Most of us have learned from childhood to avoid or deny our fears. Our culture teaches us to be upbeat, to hide our so-called negative emotions. It leaves little space for our brokenness, whether it be fear, loss, or grief. Jewish tradition offers a more expansive, accepting, and loving view. 


Rabbi Kalonymus Kalman Shapira, who taught and died in the Warsaw ghetto, put it this way:


“When we feel deeply, either the excitement of joy or the dejection of sorrow, we become immediately more open and alive…conversely, when our minds and hearts are constricted, we cannot fathom thoughts that transcend our physical needs and perceptions.” (Conscious Community: A Guide to Inner Work)


Rabbi Menachem Mendl of Kotzk taught: “There is nothing as whole as a broken heart.”


When fear arises, it demands our attention. The first question is: how real is the danger? Do I need to run or take action? If not, our tradition invites us to make room for the fear rather than pushing it away, going numb, or distracting ourselves. 


“There is nothing as whole as a broken heart.” Closing our hearts is how we turn away from the brokenness in our world, how we get used to the pre-existing conditions the pandemic has forced us to look at. 


How do we live with our broken hearts? We realize that we are not alone. Everyone who has lived in this world is at least a little bit broken. We accept the powerful paradox our tradition teaches: we find wholeness not despite brokenness but through it. 


When we acknowledge our brokenness, we step into a universe in which we are not measured by perfection but by our willingness to repair ourselves and our world. 


A broken heart may also become an open heart. “At this time of year, we are called to open our hearts to the world around us, to know the suffering that is real, and to let it be the seed with which we cultivate compassion and wise action,” Rabbi Lavey Derby tells us. ("A Call to Courageous, Resolute Hope")

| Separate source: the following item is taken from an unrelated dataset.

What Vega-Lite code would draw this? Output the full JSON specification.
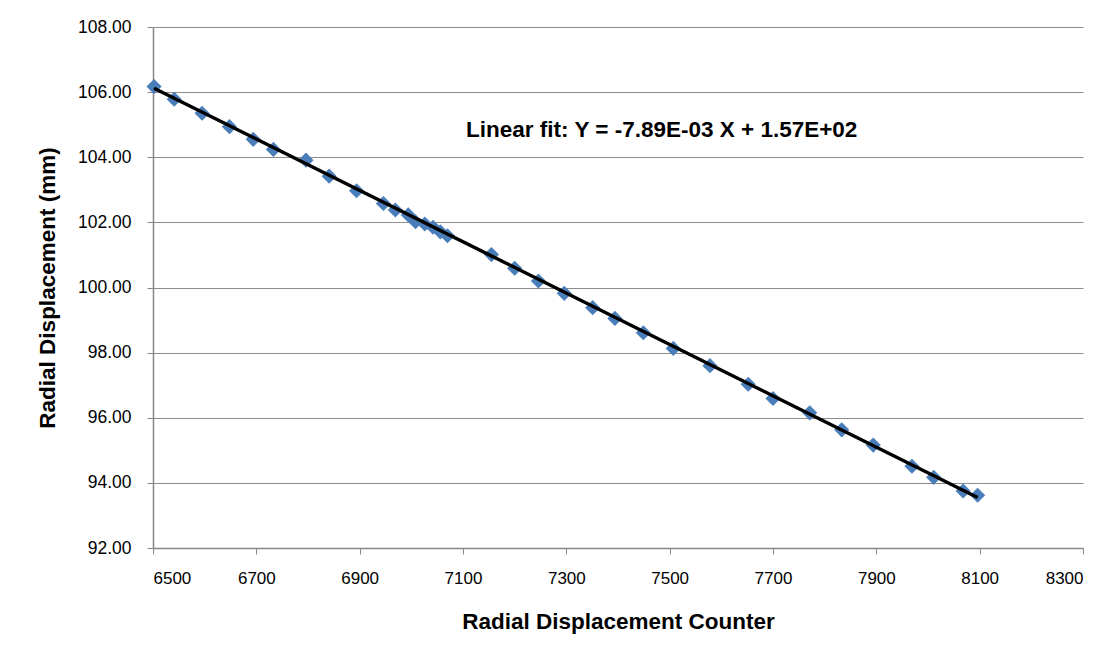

Taking action might seem pointless in the face of so many challenges. Maybe they are just too much for us. Yet our tradition responds emphatically: “You are not obligated to complete the work, but neither are you free to desist from it” (Pirkei Avot). It also teaches, in the words of Rabbi Shlomo Wolbe: “Every person needs to know that you have great value. Not an imagined value, in that you ‘consider yourself special’…there was never a person like you, nor will there ever be a person like you throughout history.” (Alei Shur) His point is not that you have to take on more than you can but that you have unique strengths to offer the world. We need you!


Whether getting out the vote, calling an isolated friend, joining the efforts against racial injustice…chances are that your actions will make a difference. Even if you never know their impact, you will be shaping yourself and your one precious life through the ways you choose to respond.

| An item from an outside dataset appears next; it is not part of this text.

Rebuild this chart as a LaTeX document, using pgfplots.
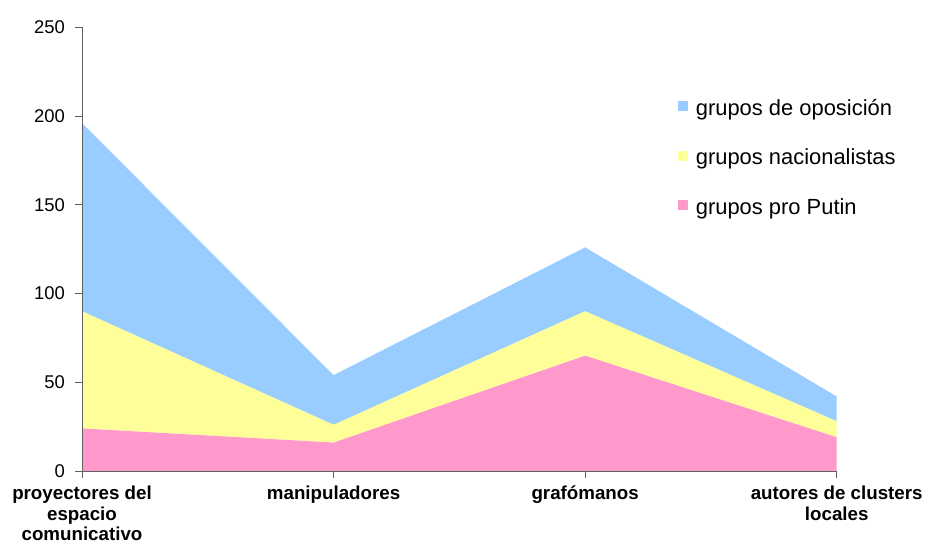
\documentclass[border=0pt]{standalone}
\usepackage{pgfplots}
\pgfplotsset{compat=1.18}
\usepackage{fontspec}
\setmainfont{Liberation Sans}
\definecolor{cblue}{HTML}{99CCFF}
\definecolor{cyellow}{HTML}{FFFF99}
\definecolor{cpink}{HTML}{FF99CC}
\definecolor{axgray}{HTML}{606060}
\begin{document}
\begin{tikzpicture}
\useasboundingbox (0,0) rectangle (927bp,544bp);
\begin{axis}[
  at={(82bp,73bp)}, anchor=south west,
  scale only axis, width=754.7bp, height=443.7bp,
  xmin=0, xmax=3, ymin=0, ymax=250,
  stack plots=y,
  axis lines*=left,
  axis line style={axgray, line width=0.8bp},
  axis on top,
  tick align=outside,
  major tick length=6.5bp,
  tick style={axgray, line width=0.8bp},
  xtick={0,1,2,3},
  xticklabels={{proyectores del\\espacio\\comunicativo},{manipuladores},{grafómanos},{autores de clusters\\locales}},
  xticklabel style={align=center, font=\fontsize{18.8}{20.5}\selectfont\bfseries, yshift=-5bp},
  ytick={0,50,100,150,200,250},
  yticklabel style={font=\fontsize{18.5}{21}\selectfont, xshift=-7bp},
  /pgf/number format/assume math mode=true,
  legend style={at={(0.786,0.84)}, anchor=north west, draw=none, fill=none,
    font=\fontsize{22}{25}\selectfont, row sep=29.5bp,
    nodes={inner sep=0pt, text height=15bp, text depth=5bp}},
  legend cell align=left,
  reverse legend,
  legend image code/.code={\fill[#1, draw=none] (0bp,-1bp) rectangle (10bp,9bp);},
  legend style={/tikz/every even column/.append style={column sep=0bp}},
]
\addplot[fill=cpink, draw=none] coordinates {(0,24) (1,16) (2,65) (3,19)} \closedcycle;
\addplot[fill=cyellow, draw=none] coordinates {(0,66) (1,10) (2,25) (3,9)} \closedcycle;
\addplot[fill=cblue, draw=none] coordinates {(0,106) (1,28) (2,36) (3,14)} \closedcycle;
\legend{\hspace{7.5bp}grupos pro Putin, \hspace{7.5bp}grupos nacionalistas, \hspace{7.5bp}grupos de oposición}
\end{axis}
\end{tikzpicture}
\end{document}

Finally, we need to have compassion, or rachmones, as this core Jewish value is called in Yiddish: kindness, empathy, forgiveness …our world needs them more than ever. We can draw on our experiences of heartbreak to become more compassionate to others and to ourselves.


When people are suffering, they are rarely at their best. It may be hard to look beyond their harshness, closed-mindedness, or whatever disturbs us the most to see the pain underneath, but chances are it’s there.


Many of us are distressed with ourselves because we are literally unable to do what we “should,” whether it’s helping children learn through online schooling, doing our jobs at the same time, making enough to support ourselves and perhaps our families when our jobs disappear, offering the love and companionship needed by people we can’t see or touch in person.


We need rachmones for others and for ourselves. 


Over these ten days, from now through Yom Kippur, and in the future as well, may we accept and honor our fears so we are less controlled by them and by the ways we push them away. May we cherish our broken hearts, hearts that may also be ready to open if we treat ourselves with compassion. May we bring our strengths into the world, knowing that we cannot do it all, but we can surely do our part.